Getty Grants for Editorial Photography 2016
One of the more significant awards during the Visa pour l’Image pro week are the eagerly anticipated Getty Grants for Editorial Photography. This year, five photographers with very unique and personal projects have been recognised.
“The grants were established in 2004 and awards each of the recipients $10,000 for a project they wish to continue. We are delighted to be able to continue this,” said Aidan Sullivan, VP Photo Assignments, Getty Images, speaking to the audience at the press conference held this afternoon in Perpigan’s Palais des Congrès.
He added: “We received 459 submissions for 75 countries and this year we also have the first David Laidler Award which is in honour of our dear colleague who passed away last year.”

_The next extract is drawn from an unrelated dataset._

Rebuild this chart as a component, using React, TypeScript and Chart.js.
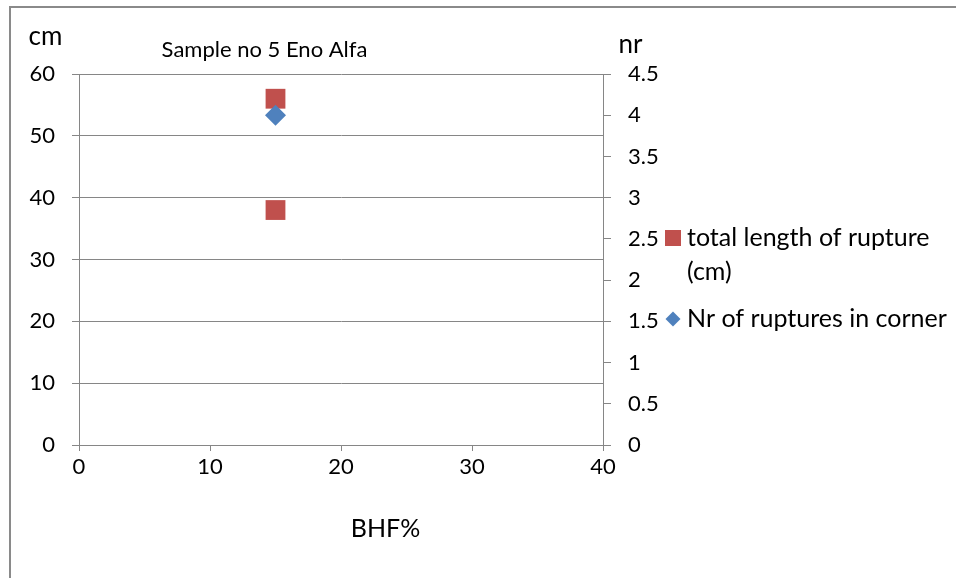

First to the stage was Mary F. Calvert, a two-time Pulitzer prize finalist and a former Canon Female Photojournalist Award winner. “For the past three years I have been working on a project on sexual trauma in the military and there is very little justice for them,” she said. “After the project I did on women, I started hearing from men who wanted to tell their story too. They face a different set of circumstances, and this is a story that found me, so I’d like to continue this with this Grant. I was very upfront with my subjects and told them I would show them at their most vulnerable. I was fortunate to have so many people who were ready to speak, as I know it would give other people the courage to come out. Some men spend their whole lives without telling anyone about this shame that shouldn’t really belong to them. I always try to photograph people with their dignity intact and I feel very honoured to be the person they trust to tell their story.”

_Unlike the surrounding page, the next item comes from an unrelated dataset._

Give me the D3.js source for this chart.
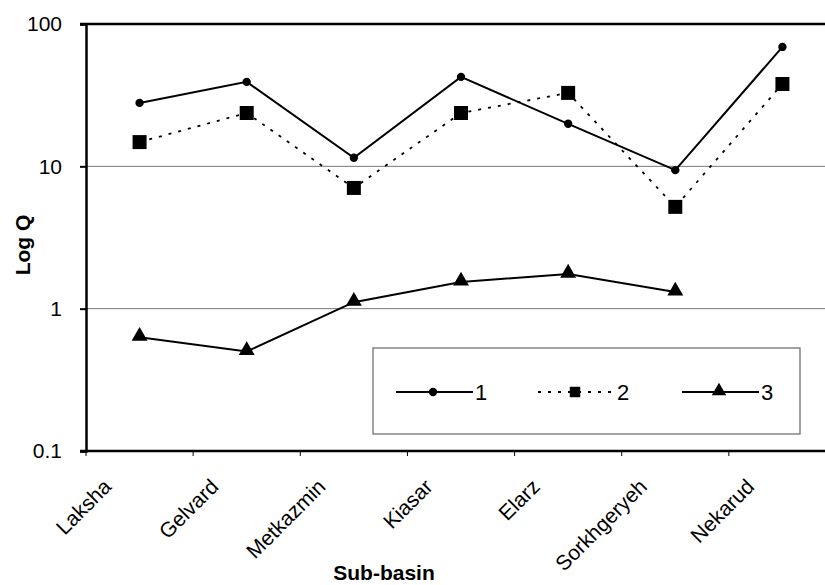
<!DOCTYPE html>
<html>
<head>
<meta charset="utf-8">
<script src="https://cdn.jsdelivr.net/npm/d3@7"></script>
<style>
  body { margin: 0; background: #fff; }
  svg { display: block; }
  text { font-family: "Liberation Sans", Arial, sans-serif; }
</style>
</head>
<body>
<svg id="chart" width="825" height="585"></svg>
<script>
const basins = ['Laksha', 'Gelvard', 'Metkazmin', 'Kiasar', 'Elarz', 'Sorkhgeryeh', 'Nekarud'];
const q1 = [27.9, 39.2, 11.5, 42.5, 19.9, 9.4, 69];
const q2 = [14.8, 23.7, 7.05, 23.7, 32.8, 5.19, 37.9];
const q3 = [0.63, 0.5, 1.11, 1.54, 1.75, 1.31, null];
const yTicks = [0.1, 1, 10, 100];
const legendLabels = ['1', '2', '3'];

const svg = d3.select('#chart');
const plotLeft = 86, plotRight = 836, plotTop = 24, plotBottom = 451;
const fontFam = '"Liberation Sans", Arial, sans-serif';

const x = d3.scaleBand().domain(basins).range([plotLeft, plotRight]);
const y = d3.scaleLog().domain([0.1, 100]).range([plotBottom, plotTop]);
const cx = d => x(d) + x.bandwidth() / 2;

// grid lines
svg.append('g')
  .selectAll('line')
  .data([1, 10])
  .enter().append('line')
  .attr('x1', plotLeft).attr('x2', 825)
  .attr('y1', d => y(d)).attr('y2', d => y(d))
  .attr('stroke', '#777').attr('stroke-width', 1);

// top border
svg.append('line')
  .attr('x1', plotLeft - 6).attr('x2', 825)
  .attr('y1', y(100)).attr('y2', y(100))
  .attr('stroke', '#000').attr('stroke-width', 2.5);

// y axis
const yAxis = d3.axisLeft(y)
  .tickValues(yTicks)
  .tickFormat(d => String(d))
  .tickSize(6)
  .tickPadding(18);
const gy = svg.append('g').attr('transform', `translate(${plotLeft},0)`).call(yAxis)
  .attr('font-family', fontFam).attr('font-size', 21);
gy.select('.domain').attr('stroke-width', 2.5);
gy.selectAll('.tick line').attr('stroke-width', 2);
gy.selectAll('.tick text').attr('fill', '#000');

// x axis
const xAxis = d3.axisBottom(x).tickSize(0).tickFormat('');
const gx = svg.append('g').attr('transform', `translate(0,${plotBottom})`).call(xAxis);
gx.select('.domain').attr('stroke-width', 2.5).attr('d', `M${plotLeft - 6},0H825`);

// category boundary ticks
svg.append('g')
  .selectAll('line')
  .data(basins)
  .enter().append('line')
  .attr('x1', d => x(d)).attr('x2', d => x(d))
  .attr('y1', plotBottom).attr('y2', plotBottom + 5)
  .attr('stroke', '#000').attr('stroke-width', 1);

// rotated category labels
svg.append('g')
  .selectAll('text')
  .data(basins)
  .enter().append('text')
  .attr('transform', d => `translate(${cx(d) - 27},${plotBottom + 37}) rotate(-45)`)
  .attr('text-anchor', 'end')
  .attr('font-size', 21)
  .text(d => d);

// axis titles
svg.append('text')
  .attr('x', 384).attr('y', 580)
  .attr('text-anchor', 'middle')
  .attr('font-size', 21).attr('font-weight', 'bold')
  .text('Sub-basin');

svg.append('text')
  .attr('transform', 'translate(30,245) rotate(-90)')
  .attr('text-anchor', 'middle')
  .attr('font-size', 21).attr('font-weight', 'bold')
  .text('Log Q');

// series
const line = d3.line()
  .defined(d => d.v != null)
  .x(d => cx(d.b))
  .y(d => y(d.v));

const pts = arr => basins.map((b, i) => ({ b, v: arr[i] }));

svg.append('path').datum(pts(q1))
  .attr('d', line).attr('fill', 'none')
  .attr('stroke', '#000').attr('stroke-width', 2);

svg.append('path').datum(pts(q2))
  .attr('d', line).attr('fill', 'none')
  .attr('stroke', '#000').attr('stroke-width', 1.8)
  .attr('stroke-dasharray', '3,7');

svg.append('path').datum(pts(q3))
  .attr('d', line).attr('fill', 'none')
  .attr('stroke', '#000').attr('stroke-width', 2);

const circle = d3.symbol().type(d3.symbolCircle).size(55);
const square = d3.symbol().type(d3.symbolSquare).size(196);
const triangle = d3.symbol().type(d3.symbolTriangle).size(110);

svg.append('g').selectAll('path')
  .data(pts(q1)).enter().append('path')
  .attr('transform', d => `translate(${cx(d.b)},${y(d.v)})`)
  .attr('d', circle).attr('fill', '#000');

svg.append('g').selectAll('path')
  .data(pts(q2)).enter().append('path')
  .attr('transform', d => `translate(${cx(d.b)},${y(d.v)})`)
  .attr('d', square).attr('fill', '#000');

svg.append('g').selectAll('path')
  .data(pts(q3).filter(d => d.v != null)).enter().append('path')
  .attr('transform', d => `translate(${cx(d.b)},${y(d.v) - 1})`)
  .attr('d', triangle).attr('fill', '#000');

// legend
const lg = svg.append('g');
lg.append('rect')
  .attr('x', 373).attr('y', 348).attr('width', 427).attr('height', 86)
  .attr('fill', '#fff').attr('stroke', '#666').attr('stroke-width', 1.2);

const legendX = [396, 538, 682];
const legendSym = [circle, d3.symbol().type(d3.symbolSquare).size(110), d3.symbol().type(d3.symbolTriangle).size(90)];
const ly = 392;
legendLabels.forEach((lab, i) => {
  const x0 = legendX[i];
  lg.append('line')
    .attr('x1', x0).attr('x2', x0 + 77)
    .attr('y1', ly).attr('y2', ly)
    .attr('stroke', '#000').attr('stroke-width', i === 1 ? 1.8 : 2)
    .attr('stroke-dasharray', i === 1 ? '3,7' : null);
  lg.append('path')
    .attr('transform', `translate(${x0 + 37},${ly - (i === 2 ? 1 : 0)})`)
    .attr('d', legendSym[i]).attr('fill', '#000');
  lg.append('text')
    .attr('x', x0 + 79).attr('y', ly + 8)
    .attr('font-size', 22)
    .text(lab);
});
</script>
</body>
</html>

Speaking on his success in the awards, Jonathan Torgovnik revealed more about his new personal project ‘The Hijacked Life of African Migrants in Johannesburg’.
“I’m really grateful to receive this grant. It’s a validation of what I am doing, which is documenting the lives of African migrants who have come to Johannesburg in search of a better life.”
“I didn't want to go to Europe because there are thousands of photographers there covering migration. But when I drove past these buildings in Johannesburg that were built in the Apartheid era, I saw that they were now home to these illegal migrants. Little is known about the many people who come to one of the most affluent cities in South Africa. There around 2 million illegal African migrants now in South Africa and I went to these buildings to see the terrible conditions they are living in and to try and tell their stories.”
Joining her fellow Grant recipients on stage was Katie Orlinsky, who said: “It makes me really proud to be associated with my fellow recipients here today. My project came from a chance assignment I did in the Alaskan arctic on a dog sled race. I could see climate change was affecting both the people, animals and the land. These are some of the poorest people in the US so they need to hunt on the land they live on. It’s important for community and family, and also their own spirit. But the sea ice has melted so much it’s become harder to hunt. The longer I spend there the more I realise how many stories there are there still to be covered.”
Next to be congratulated was Sergey Ponomarev, who talked about his project entitled ‘Exodus’ which deals with migration in Europe. “Right now European society has to deal with all these migrating people and we have to dig deeper and more carefully to show the lives of these people. This is now the second stage of this crisis. Most come from war torn countries and many have PTSD and they want to try and have new lives. That’s the story I wanted to focus on in the future part of this project.”
The final recipient was Kirsten Luce, winner this year of the David Laidler Memorial Award for her project ‘Border Insecurity’. Her personal project has been widely recognised already by publications and she said of her success today: “I am simultaneously elated and totally freaked out. I have continued to be fascinated by this region and tens of thousands of women and children pass through it every year, which prompted Obama to give it aid. Historically this border has never been secure. My intention is not to criticise but more to consider why and what we are so scared of and to what end we want to secure something that has never been secure before.”